Digitalisation initiatives and data sharing can also provide new opportunities by connecting carriers, ports, people, and infrastructure through emerging technologies; technologies which enable the development of other smart concepts to the same degree of Smart Maintenance. These concepts include Smart Ships, Smart Transportation, and Smart Ports. Traditional ships will be transformed into Smart Ships that are either partially or fully automated. Smart Transportation implements computing, telecommunications, radiolocation, and automation technologies so that performance, management, and security in transportation systems are enhanced. Similarly, a combination of wireless devices, smart sensors, actuators, data centres, and other Internet of Things (IoT)-based port devices, will constitute the main infrastructure of smart ports, thus providing port authorities with more reliable information and new services offered to their clients.
While such concepts may initially sound futuristic, they are starting to become a fact. The port of Rotterdam, for instance, utilises IoT-based sensors for enabling augmented intelligence and generating digital twins, while the Seville port exploits mobile network technology for monitoring goods and traffic in the port in real time 6.

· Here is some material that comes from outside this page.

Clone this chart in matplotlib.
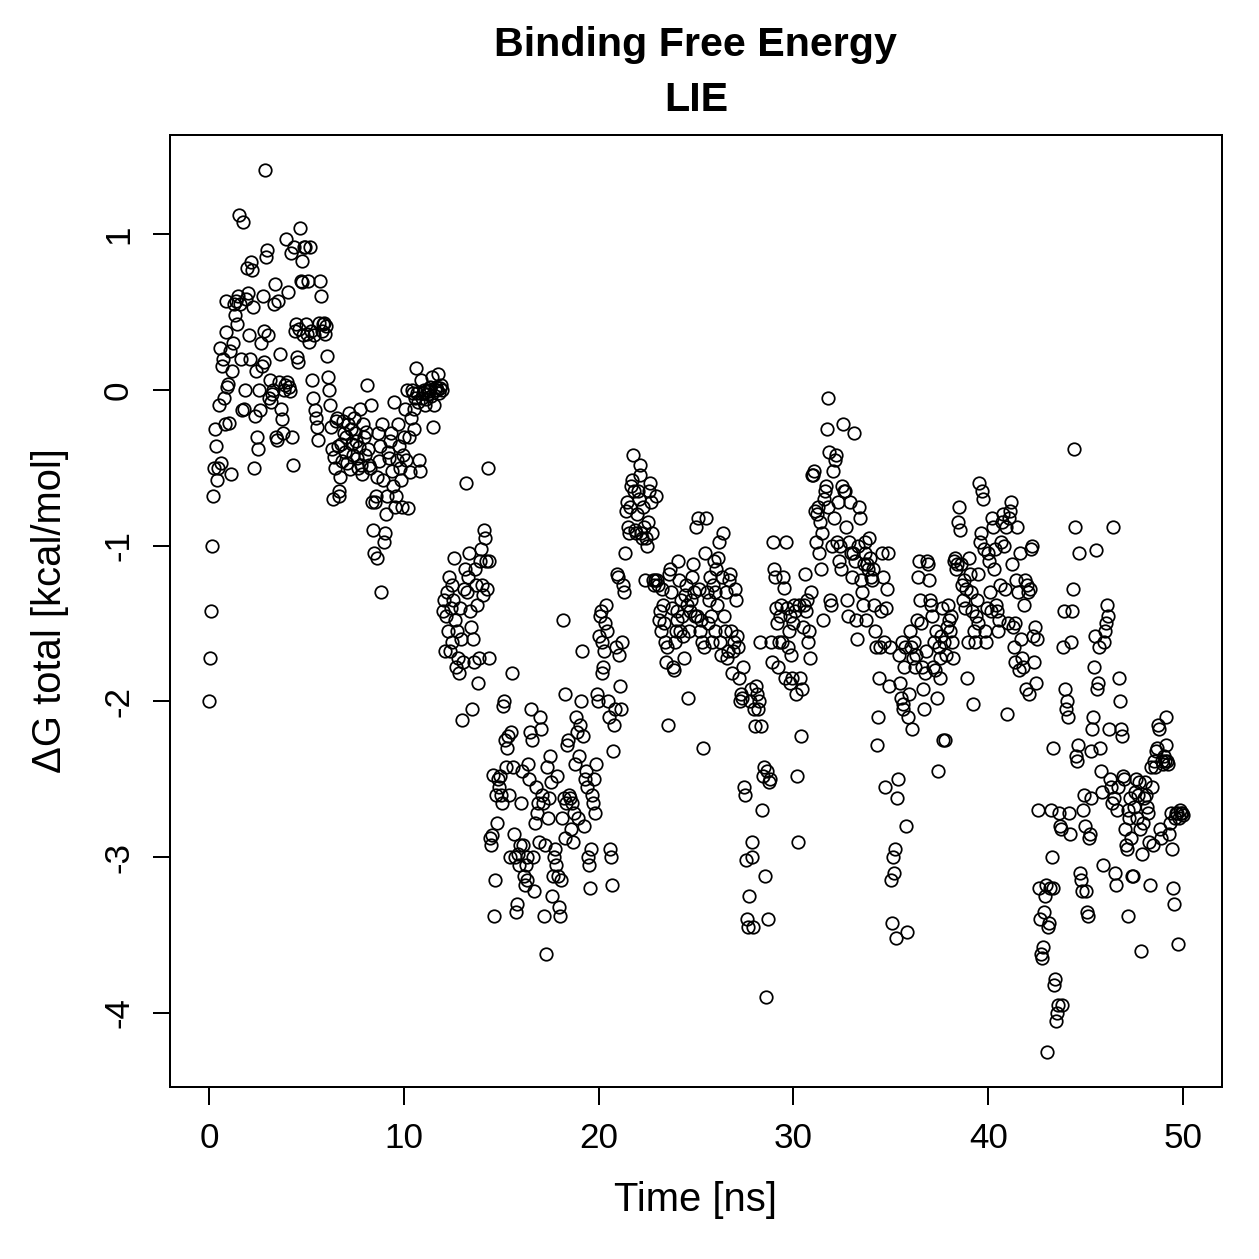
import numpy as np
import matplotlib
matplotlib.use("Agg")
import matplotlib.pyplot as plt

# Time axis: 1001 frames, one every 0.05 ns
time_ns = np.linspace(0, 50, 1001)

# LIE binding free energy per frame [kcal/mol] (20 frames per ns)
dg_total = [
    # 0-1
    -2.0, -1.72, -1.42, -1.0, -0.68, -0.5, -0.25, -0.36, -0.58, -0.5, -0.1, 0.27, -0.47, 0.15, 0.2, -0.05, -0.22, 0.37, 0.57, 0.02,
    # 1-2
    0.04, -0.21, 0.25, -0.54, 0.12, 0.3, 0.55, 0.48, 0.57, 0.42, 0.6, 1.12, 0.55, 0.2, -0.13, 1.08, -0.12, 0.0, 0.58, 0.78,
    # 2-3
    0.62, 0.35, 0.2, 0.82, 0.77, 0.53, -0.5, -0.17, 0.12, -0.3, -0.38, 0.0, -0.13, 0.3, 0.15, 0.6, 0.18, 0.38, 1.41, 0.85,
    # 3-4
    0.9, 0.35, -0.05, 0.06, -0.08, -0.03, 0.0, 0.55, 0.68, -0.3, -0.32, 0.57, 0.05, 0.23, -0.12, -0.19, -0.28, 0.0, 0.03, 0.97,
    # 4-5
    0.05, 0.63, 0.02, -0.01, 0.88, -0.3, -0.48, 0.92, 0.38, 0.42, 0.21, 0.18, 0.39, 1.04, 0.7, 0.83, 0.69, 0.35, 0.92, 0.92,
    # 5-6
    0.42, 0.36, 0.7, 0.31, 0.92, 0.38, 0.06, -0.05, 0.35, -0.13, -0.18, -0.24, -0.32, 0.43, 0.7, 0.6, 0.38, 0.42, 0.43, 0.36,
    # 6-7
    0.41, 0.22, 0.08, 0.0, -0.1, -0.24, -0.38, -0.7, -0.43, -0.5, -0.2, -0.18, -0.36, -0.68, -0.65, -0.56, -0.35, -0.46, -0.2, -0.28,
    # 7-8
    -0.4, -0.3, -0.47, -0.22, -0.15, -0.51, -0.25, -0.35, -0.42, -0.18, -0.28, -0.33, -0.44, -0.5, -0.37, -0.12, -0.48, -0.54, -0.22, -0.3,
    # 8-9
    -0.42, -0.27, 0.03, -0.38, -0.48, -0.5, -0.1, -0.72, -0.9, -1.05, -0.72, -0.68, -1.08, -0.56, -0.28, -0.46, -0.36, -1.3, -0.22, -0.58,
    # 9-10
    -0.98, -0.92, -0.8, -0.68, -0.4, -0.44, -0.33, -0.28, -0.52, -0.62, -0.08, -0.75, -0.68, -0.45, -0.22, -0.36, -0.5, -0.58, -0.75, -0.42,
    # 10-11
    -0.3, -0.12, -0.45, 0.0, -0.76, -0.3, -0.53, -0.18, 0.0, -0.02, -0.12, -0.25, -0.05, 0.14, -0.02, -0.08, -0.45, -0.52, 0.06, -0.05,
    # 11-12
    -0.02, 0.0, -0.1, -0.06, 0.0, -0.03, -0.01, 0.02, -0.04, 0.08, -0.24, -0.1, 0.0, 0.02, 0.0, 0.1, -0.02, 0.01, 0.03, 0.0,
    # 12-13
    -1.42, -1.35, -1.68, -1.45, -1.3, -1.55, -1.2, -1.68, -1.4, -1.62, -1.25, -1.35, -1.08, -1.48, -1.78, -1.55, -1.72, -1.82, -1.4, -1.6,
    # 13-14
    -2.12, -1.75, -1.28, -1.15, -0.6, -1.3, -1.2, -1.05, -1.42, -1.52, -2.05, -1.6, -1.75, -1.15, -1.25, -1.38, -1.88, -1.72, -1.1, -1.02,
    # 14-15
    -1.25, -1.32, -0.9, -0.95, -1.1, -1.28, -0.5, -1.72, -1.1, -2.88, -2.92, -2.86, -2.47, -3.38, -3.15, -2.6, -2.78, -2.5, -2.55, -2.48,
    # 15-16
    -2.6, -2.65, -2.03, -2.0, -2.25, -2.42, -2.3, -2.22, -2.6, -3.0, -2.2, -1.82, -2.42, -2.85, -3.0, -3.35, -3.3, -2.98, -3.05, -2.92,
    # 16-17
    -2.65, -2.45, -2.92, -3.12, -3.18, -3.05, -3.15, -3.0, -2.4, -2.5, -2.2, -2.05, -2.25, -3.0, -3.22, -2.78, -2.55, -2.72, -2.65, -2.9,
    # 17-18
    -2.1, -2.18, -2.6, -2.65, -3.38, -2.92, -3.62, -2.42, -2.75, -2.62, -2.35, -2.52, -3.25, -3.12, -3.0, -2.95, -3.05, -2.48, -3.12, -3.32,
    # 18-19
    -3.38, -3.15, -2.75, -1.48, -2.62, -1.95, -2.88, -2.65, -2.28, -2.25, -2.6, -2.62, -2.82, -2.65, -2.9, -2.72, -2.4, -2.1, -2.2, -2.75,
    # 19-20
    -2.35, -2.15, -2.0, -1.68, -2.22, -2.8, -2.5, -2.45, -2.55, -3.0, -3.05, -3.2, -2.95, -2.6, -2.65, -2.5, -2.72, -2.4, -1.95, -2.0,
    # 20-21
    -1.58, -1.45, -1.42, -1.62, -1.82, -1.78, -1.68, -1.5, -1.38, -1.55, -2.0, -2.1, -2.95, -3.0, -3.18, -2.32, -2.15, -2.05, -1.65, -1.18,
    # 21-22
    -1.2, -1.7, -1.9, -2.05, -1.62, -1.25, -1.3, -1.05, -0.78, -0.72, -0.88, -0.92, -0.75, -0.62, -0.58, -0.42, -0.65, -0.9, -0.92, -0.8,
    # 22-23
    -0.65, -0.7, -0.55, -0.48, -0.92, -0.95, -0.75, -0.88, -1.22, -0.95, -1.0, -0.85, -0.65, -0.6, -0.72, -0.92, -1.22, -1.25, -1.22, -0.68,
    # 23-24
    -1.22, -1.25, -1.48, -1.42, -1.55, -1.28, -1.38, -1.5, -1.62, -1.75, -1.65, -2.15, -1.18, -1.15, -1.3, -1.4, -1.78, -1.8, -1.62, -1.55,
    # 24-25
    -1.42, -1.48, -1.1, -1.22, -1.55, -1.35, -1.45, -1.58, -1.72, -1.32, -1.25, -1.38, -1.98, -1.55, -1.42, -1.35, -1.2, -1.12, -1.3, -1.45,
    # 25-26
    -0.88, -1.45, -0.82, -1.28, -1.55, -1.48, -1.62, -2.3, -1.65, -1.05, -0.82, -1.3, -1.5, -1.35, -1.2, -1.45, -1.62, -1.25, -1.1, -1.55,
    # 26-27
    -1.3, -1.15, -1.38, -1.08, -0.98, -1.62, -1.7, -1.2, -0.92, -1.45, -1.55, -1.3, -1.72, -1.68, -1.22, -1.18, -1.55, -1.82, -1.68, -1.62,
    # 27-28
    -1.28, -1.35, -1.58, -1.65, -1.85, -2.0, -1.95, -1.98, -1.78, -2.55, -2.6, -3.02, -3.4, -3.45, -3.25, -2.0, -1.92, -2.9, -3.0, -3.45,
    # 28-29
    -2.05, -2.16, -1.9, -1.95, -2.05, -2.0, -1.62, -2.16, -2.7, -2.48, -2.42, -3.12, -3.9, -2.45, -3.4, -2.52, -2.5, -1.62, -1.75, -0.98,
    # 29-30
    -1.15, -1.2, -1.4, -1.5, -1.78, -1.62, -1.45, -1.38, -1.62, -1.2, -1.27, -1.85, -0.98, -1.4, -1.65, -1.55, -1.45, -1.88, -1.7, -1.85,
    # 30-31
    -1.5, -1.38, -1.42, -1.95, -2.48, -2.9, -1.38, -1.85, -2.22, -1.92, -1.52, -1.38, -1.18, -1.42, -1.35, -1.62, -1.55, -1.72, -1.3, -0.55,
    # 31-32
    -0.55, -0.52, -0.78, -0.98, -0.8, -0.75, -1.05, -0.85, -1.15, -0.92, -1.48, -0.7, -0.65, -0.62, -0.25, -0.05, -0.75, -0.4, -1.35, -1.38,
    # 32-33
    -1.0, -0.52, -0.82, -0.45, -0.42, -0.98, -0.72, -1.1, -1.0, -1.15, -0.62, -0.22, -0.65, -0.65, -0.88, -1.35, -1.45, -0.98, -0.72, -1.05,
    # 33-34
    -1.2, -1.05, -0.28, -1.1, -1.48, -1.6, -1.0, -0.75, -0.82, -1.22, -1.3, -1.38, -1.12, -1.05, -0.98, -1.48, -1.12, -1.15, -0.95, -1.08,
    # 34-35
    -1.2, -1.22, -1.15, -1.38, -1.55, -1.65, -2.28, -2.1, -1.85, -1.65, -1.42, -1.05, -1.2, -1.62, -2.55, -1.4, -1.28, -1.05, -1.9, -1.65,
    # 35-36
    -3.15, -3.42, -3.0, -3.1, -2.95, -3.52, -2.62, -2.5, -1.7, -1.88, -1.98, -1.62, -2.05, -2.02, -1.78, -1.65, -2.8, -3.48, -2.1, -1.95,
    # 36-37
    -1.55, -1.65, -2.18, -1.72, -1.62, -1.78, -1.7, -1.48, -1.2, -1.1, -1.35, -1.5, -1.78, -1.92, -2.05, -1.82, -1.68, -1.1, -1.12, -1.22,
    # 37-38
    -1.35, -1.38, -1.45, -1.78, -1.62, -1.8, -1.55, -1.98, -2.45, -1.65, -1.85, -1.72, -1.58, -1.4, -2.25, -1.62, -2.25, -1.7, -1.52, -1.38,
    # 38-39
    -1.48, -1.55, -1.45, -1.62, -1.72, -1.1, -1.08, -1.15, -1.12, -0.85, -0.75, -0.9, -1.12, -1.25, -1.35, -1.22, -1.4, -1.28, -1.85, -1.62,
    # 39-40
    -1.08, -1.18, -1.3, -1.42, -2.02, -1.55, -1.62, -1.45, -1.35, -1.18, -1.5, -0.6, -0.98, -0.92, -0.65, -0.7, -1.02, -1.55, -1.62, -1.4,
    # 40-41
    -1.05, -1.1, -1.3, -1.42, -0.82, -0.88, -1.15, -1.02, -1.38, -1.42, -1.55, -1.48, -1.25, -0.98, -0.85, -0.8, -1.0, -1.28, -0.88, -2.08,
    # 41-42
    -1.5, -0.82, -0.78, -0.72, -1.12, -1.52, -1.65, -1.75, -1.5, -1.22, -0.88, -1.3, -1.8, -1.05, -1.6, -1.72, -1.78, -1.38, -1.22, -1.92,
    # 42-43
    -1.25, -1.3, -1.95, -1.28, -1.02, -1.0, -1.58, -1.75, -1.52, -1.88, -1.6, -2.7, -3.2, -3.4, -3.62, -3.65, -3.58, -3.35, -3.25, -3.18,
    # 43-44
    -4.25, -3.45, -3.42, -3.2, -2.7, -3.0, -3.2, -2.3, -3.82, -3.78, -4.05, -4.0, -3.95, -2.72, -2.8, -2.82, -3.95, -1.65, -1.42, -1.92,
    # 44-45
    -2.05, -2.0, -2.1, -2.72, -2.85, -1.62, -1.42, -1.28, -0.38, -0.88, -2.35, -2.38, -2.28, -1.05, -3.1, -3.15, -3.22, -2.7, -2.6, -2.8,
    # 45-46
    -3.22, -3.35, -3.38, -2.88, -2.85, -2.62, -2.32, -2.18, -2.1, -1.78, -1.58, -1.03, -1.92, -1.88, -1.65, -2.3, -2.45, -2.58, -3.05, -1.62,
    # 46-47
    -1.55, -1.5, -1.38, -1.45, -2.18, -2.5, -2.55, -2.65, -0.88, -2.62, -3.1, -3.18, -2.7, -2.55, -1.85, -2.0, -2.18, -2.22, -2.48, -2.5,
    # 47-48
    -2.82, -2.92, -2.95, -3.38, -2.7, -2.75, -2.62, -2.88, -3.12, -3.12, -2.68, -2.58, -2.5, -2.75, -2.6, -2.52, -2.82, -3.6, -2.98, -2.78,
    # 48-49
    -2.62, -2.52, -2.6, -2.68, -2.72, -2.9, -3.18, -2.42, -2.55, -2.92, -2.38, -2.42, -2.32, -2.3, -2.15, -2.18, -2.82, -2.88, -2.38, -2.4,
    # 49-50
    -2.35, -2.38, -2.1, -2.28, -2.38, -2.4, -2.85, -2.78, -2.72, -2.95, -3.2, -3.3, -2.75, -2.72, -2.72, -3.56, -2.75, -2.7, -2.72, -2.72,
    -2.73,
]

x_ticks = [0, 10, 20, 30, 40, 50]
y_ticks = [-4, -3, -2, -1, 0, 1]

plt.rcParams["font.family"] = ["Liberation Sans", "DejaVu Sans"]

W = 1259
fig = plt.figure(figsize=(W / 180, W / 180), dpi=180)
ax = fig.add_axes([170 / W, 1 - 1087 / W, (1222 - 170) / W, (1087 - 135) / W])

ax.plot(time_ns, dg_total, "o", mfc="none", mec="black", ms=5.0, mew=0.7)

ax.set_xlim(-2, 52)
ax.set_ylim(-4.476, 1.636)
ax.set_xticks(x_ticks)
ax.set_yticks(y_ticks)
ax.set_yticklabels([str(v) for v in y_ticks], rotation=90, va="center")
ax.tick_params(length=7, width=0.8, labelsize=14, pad=7)
for s in ax.spines.values():
    s.set_linewidth(0.8)

ax.set_xlabel("Time [ns]", fontsize=16, va="center")
ax.xaxis.set_label_coords(0.5, (1087 - 1200) / (1087 - 135))
ax.set_ylabel("ΔG total [kcal/mol]", fontsize=16, va="center")
ax.yaxis.set_label_coords((50 - 170) / (1222 - 170), 0.5)

# two-line title, centred over the plot region
ax.text(0.5, (1087 - 45) / (1087 - 135), "Binding Free Energy", transform=ax.transAxes,
        ha="center", va="center", fontsize=16.5, fontweight="bold")
ax.text(0.5, (1087 - 100) / (1087 - 135), "LIE", transform=ax.transAxes,
        ha="center", va="center", fontsize=16.5, fontweight="bold")

fig.savefig("out.png", dpi=180)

Though not without its challenges (cyber security threats, mid-ocean internet connectivity issues, and unreliable data being notable trials to contend with), the transition toward maritime digitalisation is foreseeable and essential, with the benefits significantly outweighing the difficulties. Given all these emergent technologies, there is no doubt that the maritime industry as we know it today will be near unrecognisable in the coming years. The question is, can digitalisation be the main driving force behind the industry’s more sustainable future?